Non la Police de Proximité n'est pas un sous produit de la Police, c'est une philosophie globale de la Police . Tous les services de police sont au service affiché de la population ce n'est pas une simple adaptation, un bricolage c'est vraiment une autre vision du rôle de la Police.
Q: ne croyez-vous pas, en terme d'organisation, qu'il faudrait justement revoir celle de la police nationale? Un direction centrale la polprox, une de l'investigation (regroupant tous les services judiciaires... ) ?
Le judiciaire est une partie intégrante de la Police de Proximité je ne comprends pas que l'on puisse les dissocier (je pense que votre côté Pj vous donne une vision étrange de la sécurité publique ).Le judiciare, le maintien de l'ordre c'est le quotidien, c'est vraiment indissociable c'est une construction intellectuelle fallacieuse de les dissocier c'est impensable dans l'exercice quotidien de notre travail.
Séparer la Police de Proximité et le judiciaire n'a aucun sens. La police de Proximité ce n'est pas un service de la Police, c'est la Police dans son ensemble.
Q: ce n'est pas tant que j'ai une vision étrange de la sécurité publique. Mais de la manière dont a été pensée la polprox à l'époque, je pense que cela s'est fait au détriment du judiciaire. Précisément parce que les effectifs sont allés en polprox et que les services d'investigation ont été "dépoilé". De la même manière qu'en ce moment, la mode est au renseignement et à l'anti-terrorisme, et que le reste de l'investigation devient parent pauvre.

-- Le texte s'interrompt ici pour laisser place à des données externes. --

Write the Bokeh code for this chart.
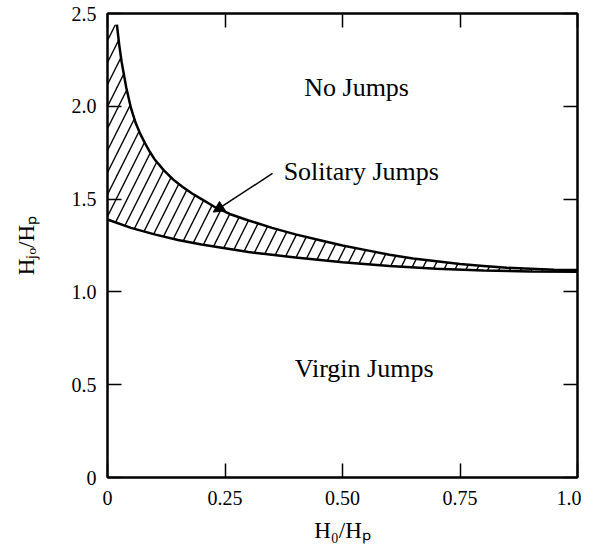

Autrement dit, à chaque fois qu'il y a une priorité, c'est l'investigation qui "paye" l'addition, avec encore moins d'effectifs. Alors que, justement, elle a aussi besoin de plus de monde. C'est là mon inquietude, à vrai dire. Que la pol-prox se fasse au détriment de l'investigation, une fois encore:
Vous avez raison mais c'est là une dérive ,un dévoiement de l'application de la Police de Proximité, c'est ce que l'on ne doit pas faire. Des vrais moyens pour une politique nouvelle. Évitons de déshabiller Pierre pour habiller Paul sinon ça n'a pas de sens !
Tous mes remerciements, à Jean-Pierre Havrin, pour avoir répondu à ces quelques questions.